_Given exercise_:
Where a line holds "draws", copy it.

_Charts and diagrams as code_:
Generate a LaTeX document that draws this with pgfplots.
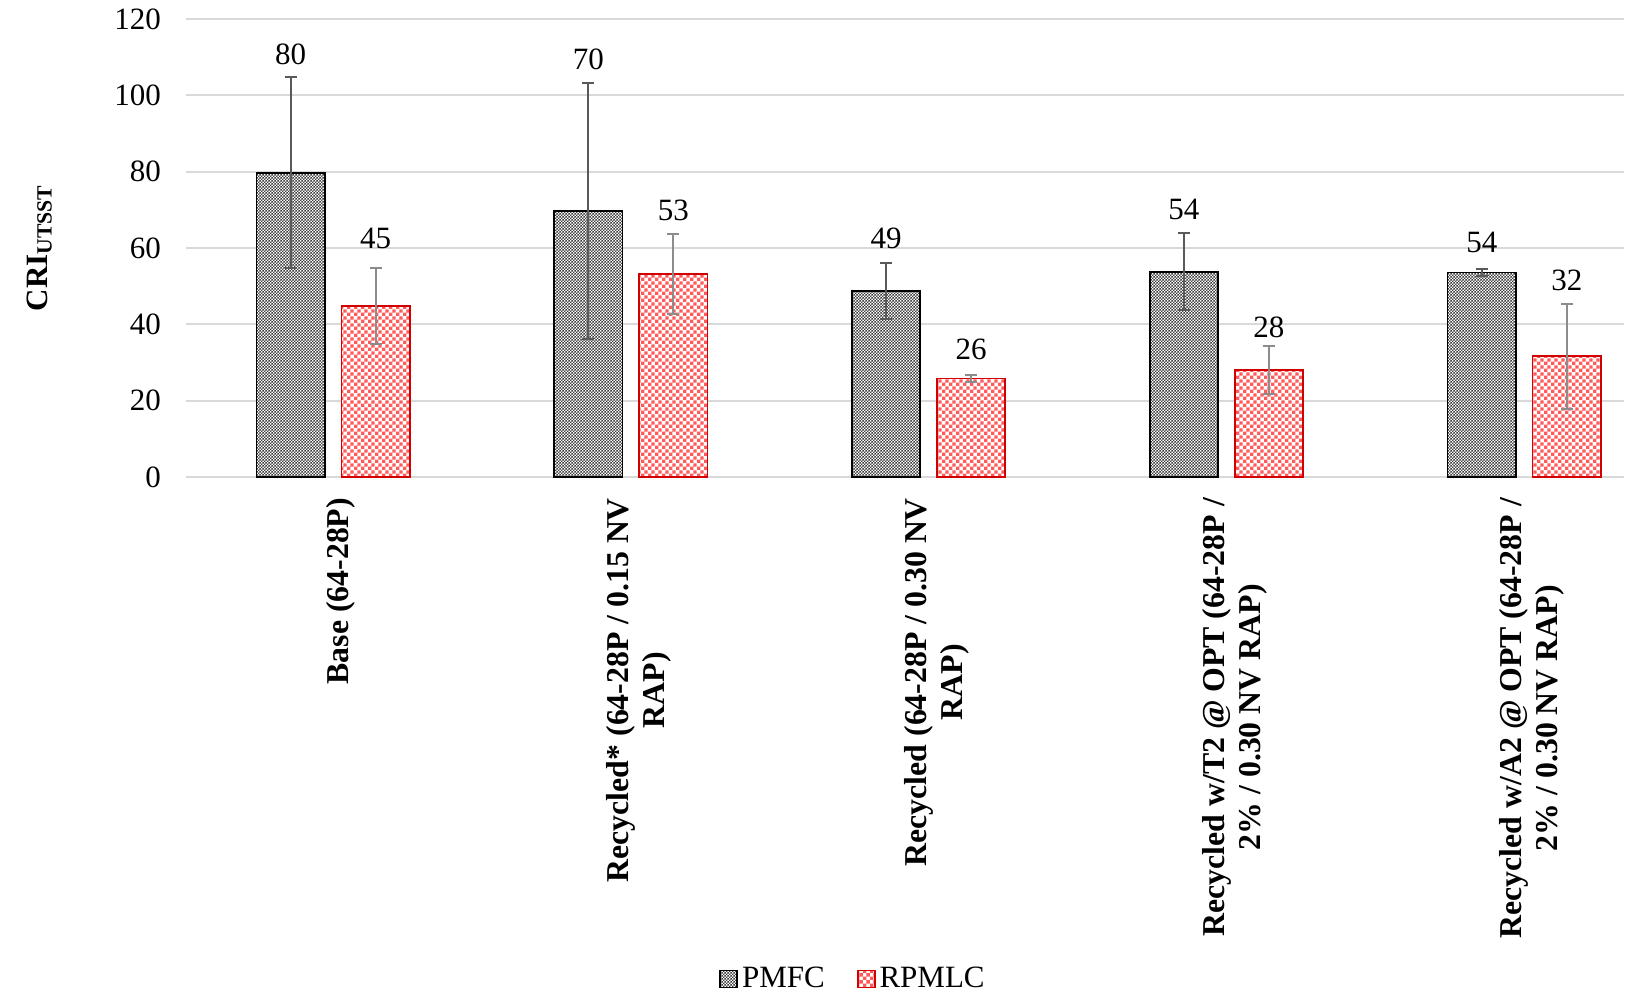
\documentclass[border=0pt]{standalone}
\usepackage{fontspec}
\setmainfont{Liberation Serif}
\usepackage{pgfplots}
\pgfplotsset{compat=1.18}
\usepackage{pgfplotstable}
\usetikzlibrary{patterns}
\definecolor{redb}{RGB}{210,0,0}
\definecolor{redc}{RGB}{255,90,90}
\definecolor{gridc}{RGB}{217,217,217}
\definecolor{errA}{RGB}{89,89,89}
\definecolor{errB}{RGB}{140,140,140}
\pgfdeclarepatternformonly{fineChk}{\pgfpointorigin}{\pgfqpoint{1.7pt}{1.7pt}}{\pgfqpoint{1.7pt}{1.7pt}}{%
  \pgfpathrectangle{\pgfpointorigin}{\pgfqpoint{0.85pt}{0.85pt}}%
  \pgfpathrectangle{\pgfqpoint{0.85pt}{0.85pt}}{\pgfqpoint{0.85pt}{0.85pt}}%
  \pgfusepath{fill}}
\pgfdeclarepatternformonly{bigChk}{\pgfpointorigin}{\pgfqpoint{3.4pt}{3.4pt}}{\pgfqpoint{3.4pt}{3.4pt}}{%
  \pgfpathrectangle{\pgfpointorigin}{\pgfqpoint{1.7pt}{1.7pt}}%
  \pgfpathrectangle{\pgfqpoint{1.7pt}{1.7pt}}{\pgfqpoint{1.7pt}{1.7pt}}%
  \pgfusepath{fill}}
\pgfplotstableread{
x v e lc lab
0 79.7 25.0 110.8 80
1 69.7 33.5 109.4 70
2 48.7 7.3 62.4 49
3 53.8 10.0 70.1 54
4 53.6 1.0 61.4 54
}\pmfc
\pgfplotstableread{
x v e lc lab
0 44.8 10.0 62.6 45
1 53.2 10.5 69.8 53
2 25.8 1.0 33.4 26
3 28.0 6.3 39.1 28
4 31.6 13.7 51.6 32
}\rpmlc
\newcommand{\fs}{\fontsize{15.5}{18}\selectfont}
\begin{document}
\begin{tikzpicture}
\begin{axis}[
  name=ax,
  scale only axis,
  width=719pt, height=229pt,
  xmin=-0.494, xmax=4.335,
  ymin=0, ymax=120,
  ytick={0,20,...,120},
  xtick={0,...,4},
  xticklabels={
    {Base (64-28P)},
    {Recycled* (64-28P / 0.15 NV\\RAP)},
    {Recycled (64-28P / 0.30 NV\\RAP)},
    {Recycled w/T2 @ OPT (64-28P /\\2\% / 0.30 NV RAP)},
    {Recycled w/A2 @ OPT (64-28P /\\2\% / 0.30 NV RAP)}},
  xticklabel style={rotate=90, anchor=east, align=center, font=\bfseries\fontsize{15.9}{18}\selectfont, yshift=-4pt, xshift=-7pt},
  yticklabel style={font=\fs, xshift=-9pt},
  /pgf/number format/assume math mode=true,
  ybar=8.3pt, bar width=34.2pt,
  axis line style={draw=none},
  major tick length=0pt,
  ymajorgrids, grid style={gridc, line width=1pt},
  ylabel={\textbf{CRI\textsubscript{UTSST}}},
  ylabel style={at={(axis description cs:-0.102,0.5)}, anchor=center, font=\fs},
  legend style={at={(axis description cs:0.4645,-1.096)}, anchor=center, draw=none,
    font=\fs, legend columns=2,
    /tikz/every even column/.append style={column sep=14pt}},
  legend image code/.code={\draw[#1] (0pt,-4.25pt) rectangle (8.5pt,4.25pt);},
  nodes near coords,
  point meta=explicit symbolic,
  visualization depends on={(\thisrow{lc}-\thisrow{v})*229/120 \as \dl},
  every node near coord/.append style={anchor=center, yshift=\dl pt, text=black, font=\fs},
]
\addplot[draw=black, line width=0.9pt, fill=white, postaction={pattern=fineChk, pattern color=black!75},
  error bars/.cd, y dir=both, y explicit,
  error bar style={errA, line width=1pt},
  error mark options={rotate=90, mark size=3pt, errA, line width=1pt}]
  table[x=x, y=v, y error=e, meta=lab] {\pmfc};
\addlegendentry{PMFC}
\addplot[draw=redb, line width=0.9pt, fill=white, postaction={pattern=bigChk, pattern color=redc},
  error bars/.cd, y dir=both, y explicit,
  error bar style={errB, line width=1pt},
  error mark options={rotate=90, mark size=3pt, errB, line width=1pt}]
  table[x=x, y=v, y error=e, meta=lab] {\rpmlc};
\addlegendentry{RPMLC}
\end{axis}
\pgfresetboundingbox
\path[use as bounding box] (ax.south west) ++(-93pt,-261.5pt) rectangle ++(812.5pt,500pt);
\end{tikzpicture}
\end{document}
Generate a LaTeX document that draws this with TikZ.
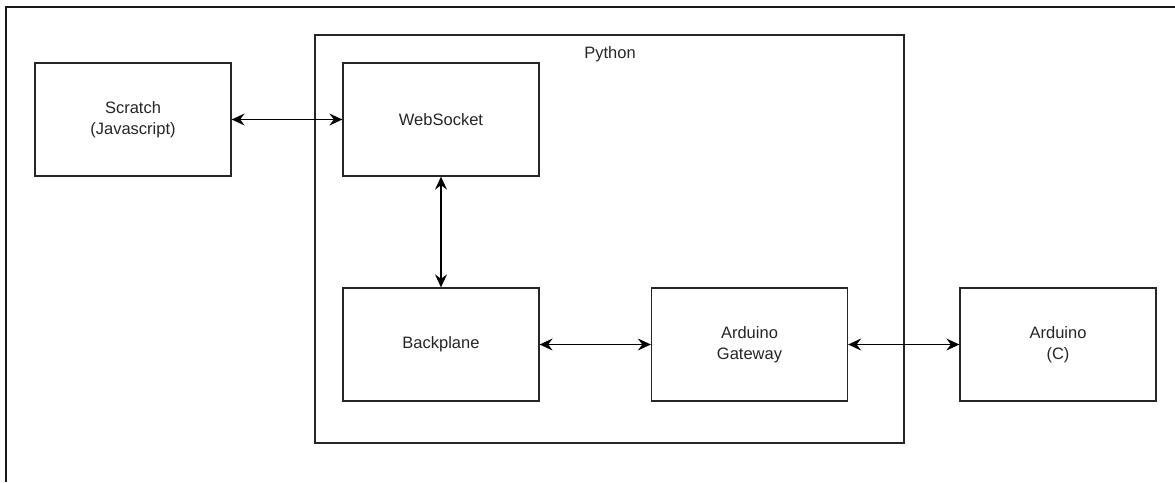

_Response below_:
Generate a LaTeX document that draws this with pgfplots.
Generate a LaTeX document that draws this with TikZ.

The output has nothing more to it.